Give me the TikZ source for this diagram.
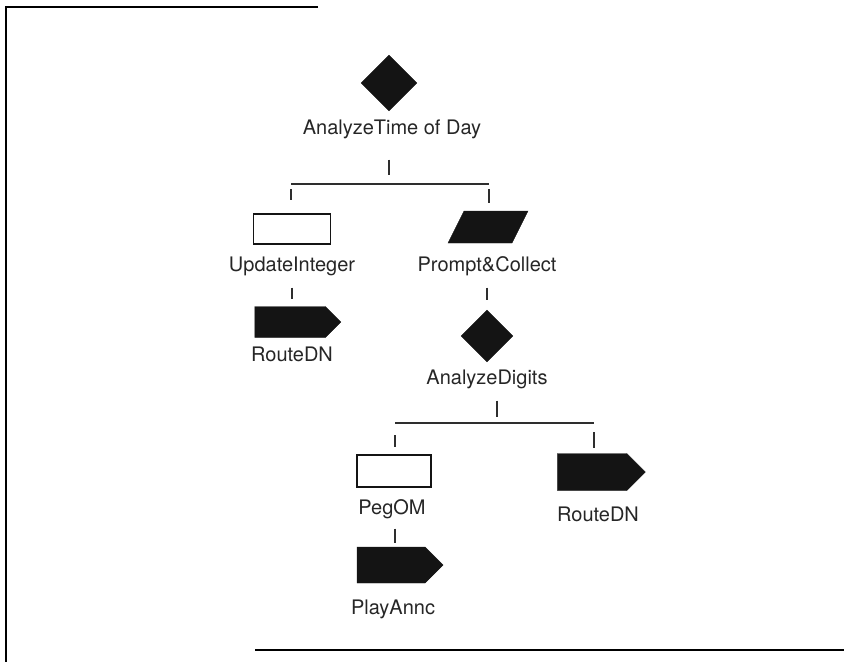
\documentclass[tikz,border=0pt]{standalone}
\usepackage{fontspec}
\setmainfont{TeX Gyre Heros}
\usetikzlibrary{positioning, shapes.geometric, shapes.symbols}
\definecolor{inkblack}{HTML}{141414}
\definecolor{textgray}{HTML}{262626}
\definecolor{linegray}{HTML}{2E2E2E}

\tikzset{
  blk/.style={fill=inkblack, draw=inkblack, inner sep=0pt},
  decide/.style={blk, diamond, aspect=1, minimum width=#1, minimum height=#1},
  jump/.style={blk, signal, signal to=east, signal pointer angle=90},
  plainbox/.style={draw=inkblack, line width=1.3pt, fill=white, inner sep=0pt},
  prompt/.style={blk, rectangle, xslant=0.5, transform shape},
  lbl/.style={font=\fontsize{20}{22}\selectfont, text=textgray, anchor=base, inner sep=1pt},
  link/.style={draw=linegray, line width=1.1pt},
  frame/.style={draw=black, line width=1.4pt},
}

\begin{document}
\begin{tikzpicture}[x=1pt, y=-1pt]
  \useasboundingbox (0,0) rectangle (844,662);

  %% scanned frame
  \draw[frame] (318,7) -- (6,7) -- (6,662);
  \draw[frame] (255,650) -- (844,650);

  %% top decision
  \node[decide=56pt] (tod) at (389,83) {};
  \node[lbl] (todlbl) at (392,134) {AnalyzeTime of Day};

  %% first level
  \node[plainbox, minimum width=77pt, minimum height=30pt] (upd) at (292,229) {};
  \node[lbl] (updlbl) at (292,271) {UpdateInteger};
  \node[prompt, minimum width=64pt, minimum height=32pt] (pc) at (488,227) {};
  \node[lbl] (pclbl) at (487,271) {Prompt\&Collect};

  %% second level
  \node[jump, minimum width=86pt, minimum height=31pt] (rdnA) at (290,322) {};
  \node[lbl] (rdnAlbl) at (292,361) {RouteDN};
  \node[decide=52pt] (dig) at (487,336) {};
  \node[lbl] (diglbl) at (487,384) {AnalyzeDigits};

  %% third level
  \node[plainbox, minimum width=74pt, minimum height=32pt] (peg) at (394,471) {};
  \node[lbl] (peglbl) at (392,514) {PegOM};
  \node[jump, minimum width=88pt, minimum height=37pt] (rdnB) at (592,472) {};
  \node[lbl] (rdnBlbl) at (598,521) {RouteDN};
  \node[jump, minimum width=86pt, minimum height=36pt] (ann) at (391,565) {};
  \node[lbl] (annlbl) at (393,614) {PlayAnnc};

  %% tree links
  \coordinate (barAl) at (291,184);
  \coordinate (barAr) at (489,184);
  \coordinate (barBl) at (395,423);
  \coordinate (barBr) at (594,423);
  \draw[link] (barAl) -- (barAr);
  \draw[link] (barBl) -- (barBr);
  \draw[link, shorten <=20pt, shorten >=9pt] (todlbl.south -| tod) -- (tod |- barAl);
  \draw[link, shorten <=5pt, shorten >=13pt] (barAl) -- (barAl |- upd.north);
  \draw[link, shorten <=5pt, shorten >=8pt] (barAr) -- (barAr |- pc.north);
  \draw[link, shorten <=11pt, shorten >=7pt] (updlbl.south) -- (updlbl.south |- rdnA.north);
  \draw[link, shorten <=11pt, shorten >=10pt] (pclbl.south) -- (pclbl.south |- dig.north);
  \draw[link, shorten <=11pt, shorten >=6pt] (diglbl.south -| 497,0) -- (barBl -| 497,0);
  \draw[link, shorten <=12pt, shorten >=7pt] (barBl) -- (barBl |- peg.north);
  \draw[link, shorten <=9pt, shorten >=5pt] (barBr) -- (barBr |- rdnB.north);
  \draw[link, shorten <=9pt, shorten >=4pt] (peglbl.south -| barBl) -- (barBl |- ann.north);

\end{tikzpicture}
\end{document}
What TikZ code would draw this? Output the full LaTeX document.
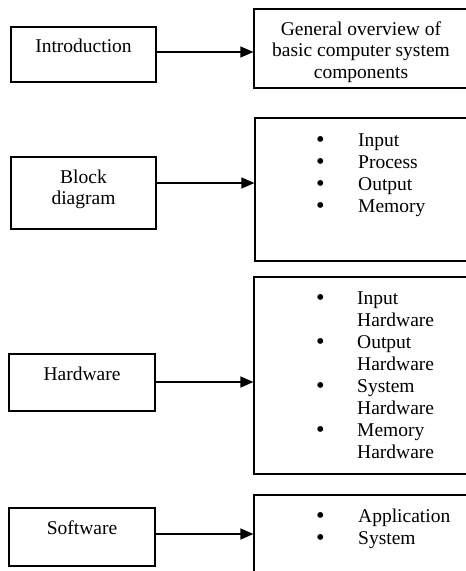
\documentclass[tikz,border=0pt]{standalone}
\usepackage{fontspec}
\setmainfont{Liberation Serif}
\usetikzlibrary{arrows.meta}
\newcommand{\mybul}{\smash{\raisebox{-1pt}{\scalebox{1.25}{\textbullet}}}}
\begin{document}
\begin{tikzpicture}[x=1pt,y=-1pt,
  box/.style={draw, line width=1.2pt, inner sep=0pt},
  lbl/.style={inner sep=0pt, font=\fontsize{19.5}{21.5}\selectfont, anchor=base},
  lst/.style={inner sep=0pt, font=\fontsize{19.5}{22}\selectfont, anchor=base west},
  arr/.style={line width=1.2pt, -{Triangle[length=13pt,width=11pt]}}]
\useasboundingbox (0,0) rectangle (466,571);
\clip (0,0) rectangle (466,571);
% left boxes
\node[box, minimum width=145pt, minimum height=55pt] (intro) at (83.5,54.5) {};
\node[box, minimum width=145pt, minimum height=72pt] (blk) at (83.5,193) {};
\node[box, minimum width=146pt, minimum height=57pt] (hw) at (82,382.5) {};
\node[box, minimum width=146pt, minimum height=58pt] (sw) at (82,537) {};
% right boxes
\node[box, minimum width=216pt, minimum height=79pt] (r1) at (362,48.5) {};
\node[box, minimum width=215pt, minimum height=143pt] (r2) at (362.5,189.5) {};
\node[box, minimum width=216pt, minimum height=197pt] (r3) at (362,375.5) {};
\node[box, minimum width=216pt, minimum height=105pt] (r4) at (362,547.5) {};
% labels
\node[lbl] (tintro) at (83.5,52) {Introduction};
\node[lbl] (tblk) at (83.5,183) {\begin{tabular}[t]{@{}c@{}}Block\\diagram\end{tabular}};
\node[lbl] (thw) at (82,380) {Hardware};
\node[lbl] (tsw) at (82,534) {Software};
\node[lbl] (tr1) at (361,35) {\begin{tabular}[t]{@{}c@{}}General overview of\\basic computer system\\components\end{tabular}};
\node[lst] (l2) at (316,146) {\begin{tabular}[t]{@{}p{42pt}@{}l@{}}\mybul & Input\\ \mybul & Process\\ \mybul & Output\\ \mybul & Memory\end{tabular}};
\node[lst] (l3) at (316,304) {\begin{tabular}[t]{@{}p{41pt}@{}l@{}}\mybul & Input\\ & Hardware\\ \mybul & Output\\ & Hardware\\ \mybul & System\\ & Hardware\\ \mybul & Memory\\ & Hardware\end{tabular}};
\node[lst] (l4) at (316,522) {\begin{tabular}[t]{@{}p{42pt}@{}l@{}}\mybul & Application\\ \mybul & System\end{tabular}};
% arrows
\draw[arr] (intro.east |- 0,52) -- (r1.west |- 0,52);
\draw[arr] (blk.east |- 0,183) -- (r2.west |- 0,183);
\draw[arr] (hw.east |- 0,382) -- (r3.west |- 0,382);
\draw[arr] (sw.east |- 0,534) -- (r4.west |- 0,534);
\end{tikzpicture}
\end{document}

• Problem details: Omit every picture, then reproduce the rest of the listing exactly.

• The output:
Give me the TikZ source for this diagram.
\documentclass[tikz,border=0pt]{standalone}
\usepackage{fontspec}
\setmainfont{TeX Gyre Heros}
\usetikzlibrary{positioning, shapes.geometric, shapes.symbols}
\definecolor{inkblack}{HTML}{141414}
\definecolor{textgray}{HTML}{262626}
\definecolor{linegray}{HTML}{2E2E2E}

\tikzset{
  blk/.style={fill=inkblack, draw=inkblack, inner sep=0pt},
  decide/.style={blk, diamond, aspect=1, minimum width=#1, minimum height=#1},
  jump/.style={blk, signal, signal to=east, signal pointer angle=90},
  plainbox/.style={draw=inkblack, line width=1.3pt, fill=white, inner sep=0pt},
  prompt/.style={blk, rectangle, xslant=0.5, transform shape},
  lbl/.style={font=\fontsize{20}{22}\selectfont, text=textgray, anchor=base, inner sep=1pt},
  link/.style={draw=linegray, line width=1.1pt},
  frame/.style={draw=black, line width=1.4pt},
}

\begin{document}
\begin{tikzpicture}[x=1pt, y=-1pt]
  \useasboundingbox (0,0) rectangle (844,662);

  %% scanned frame
  \draw[frame] (318,7) -- (6,7) -- (6,662);
  \draw[frame] (255,650) -- (844,650);

  %% top decision
  \node[decide=56pt] (tod) at (389,83) {};
  \node[lbl] (todlbl) at (392,134) {AnalyzeTime of Day};

  %% first level
  \node[plainbox, minimum width=77pt, minimum height=30pt] (upd) at (292,229) {};
  \node[lbl] (updlbl) at (292,271) {UpdateInteger};
  \node[prompt, minimum width=64pt, minimum height=32pt] (pc) at (488,227) {};
  \node[lbl] (pclbl) at (487,271) {Prompt\&Collect};

  %% second level
  \node[jump, minimum width=86pt, minimum height=31pt] (rdnA) at (290,322) {};
  \node[lbl] (rdnAlbl) at (292,361) {RouteDN};
  \node[decide=52pt] (dig) at (487,336) {};
  \node[lbl] (diglbl) at (487,384) {AnalyzeDigits};

  %% third level
  \node[plainbox, minimum width=74pt, minimum height=32pt] (peg) at (394,471) {};
  \node[lbl] (peglbl) at (392,514) {PegOM};
  \node[jump, minimum width=88pt, minimum height=37pt] (rdnB) at (592,472) {};
  \node[lbl] (rdnBlbl) at (598,521) {RouteDN};
  \node[jump, minimum width=86pt, minimum height=36pt] (ann) at (391,565) {};
  \node[lbl] (annlbl) at (393,614) {PlayAnnc};

  %% tree links
  \coordinate (barAl) at (291,184);
  \coordinate (barAr) at (489,184);
  \coordinate (barBl) at (395,423);
  \coordinate (barBr) at (594,423);
  \draw[link] (barAl) -- (barAr);
  \draw[link] (barBl) -- (barBr);
  \draw[link, shorten <=20pt, shorten >=9pt] (todlbl.south -| tod) -- (tod |- barAl);
  \draw[link, shorten <=5pt, shorten >=13pt] (barAl) -- (barAl |- upd.north);
  \draw[link, shorten <=5pt, shorten >=8pt] (barAr) -- (barAr |- pc.north);
  \draw[link, shorten <=11pt, shorten >=7pt] (updlbl.south) -- (updlbl.south |- rdnA.north);
  \draw[link, shorten <=11pt, shorten >=10pt] (pclbl.south) -- (pclbl.south |- dig.north);
  \draw[link, shorten <=11pt, shorten >=6pt] (diglbl.south -| 497,0) -- (barBl -| 497,0);
  \draw[link, shorten <=12pt, shorten >=7pt] (barBl) -- (barBl |- peg.north);
  \draw[link, shorten <=9pt, shorten >=5pt] (barBr) -- (barBr |- rdnB.north);
  \draw[link, shorten <=9pt, shorten >=4pt] (peglbl.south -| barBl) -- (barBl |- ann.north);

\end{tikzpicture}
\end{document}
What TikZ code would draw this? Output the full LaTeX document.
\documentclass[tikz,border=0pt]{standalone}
\usepackage{fontspec}
\setmainfont{Liberation Serif}
\usetikzlibrary{arrows.meta}
\newcommand{\mybul}{\smash{\raisebox{-1pt}{\scalebox{1.25}{\textbullet}}}}
\begin{document}
\begin{tikzpicture}[x=1pt,y=-1pt,
  box/.style={draw, line width=1.2pt, inner sep=0pt},
  lbl/.style={inner sep=0pt, font=\fontsize{19.5}{21.5}\selectfont, anchor=base},
  lst/.style={inner sep=0pt, font=\fontsize{19.5}{22}\selectfont, anchor=base west},
  arr/.style={line width=1.2pt, -{Triangle[length=13pt,width=11pt]}}]
\useasboundingbox (0,0) rectangle (466,571);
\clip (0,0) rectangle (466,571);
% left boxes
\node[box, minimum width=145pt, minimum height=55pt] (intro) at (83.5,54.5) {};
\node[box, minimum width=145pt, minimum height=72pt] (blk) at (83.5,193) {};
\node[box, minimum width=146pt, minimum height=57pt] (hw) at (82,382.5) {};
\node[box, minimum width=146pt, minimum height=58pt] (sw) at (82,537) {};
% right boxes
\node[box, minimum width=216pt, minimum height=79pt] (r1) at (362,48.5) {};
\node[box, minimum width=215pt, minimum height=143pt] (r2) at (362.5,189.5) {};
\node[box, minimum width=216pt, minimum height=197pt] (r3) at (362,375.5) {};
\node[box, minimum width=216pt, minimum height=105pt] (r4) at (362,547.5) {};
% labels
\node[lbl] (tintro) at (83.5,52) {Introduction};
\node[lbl] (tblk) at (83.5,183) {\begin{tabular}[t]{@{}c@{}}Block\\diagram\end{tabular}};
\node[lbl] (thw) at (82,380) {Hardware};
\node[lbl] (tsw) at (82,534) {Software};
\node[lbl] (tr1) at (361,35) {\begin{tabular}[t]{@{}c@{}}General overview of\\basic computer system\\components\end{tabular}};
\node[lst] (l2) at (316,146) {\begin{tabular}[t]{@{}p{42pt}@{}l@{}}\mybul & Input\\ \mybul & Process\\ \mybul & Output\\ \mybul & Memory\end{tabular}};
\node[lst] (l3) at (316,304) {\begin{tabular}[t]{@{}p{41pt}@{}l@{}}\mybul & Input\\ & Hardware\\ \mybul & Output\\ & Hardware\\ \mybul & System\\ & Hardware\\ \mybul & Memory\\ & Hardware\end{tabular}};
\node[lst] (l4) at (316,522) {\begin{tabular}[t]{@{}p{42pt}@{}l@{}}\mybul & Application\\ \mybul & System\end{tabular}};
% arrows
\draw[arr] (intro.east |- 0,52) -- (r1.west |- 0,52);
\draw[arr] (blk.east |- 0,183) -- (r2.west |- 0,183);
\draw[arr] (hw.east |- 0,382) -- (r3.west |- 0,382);
\draw[arr] (sw.east |- 0,534) -- (r4.west |- 0,534);
\end{tikzpicture}
\end{document}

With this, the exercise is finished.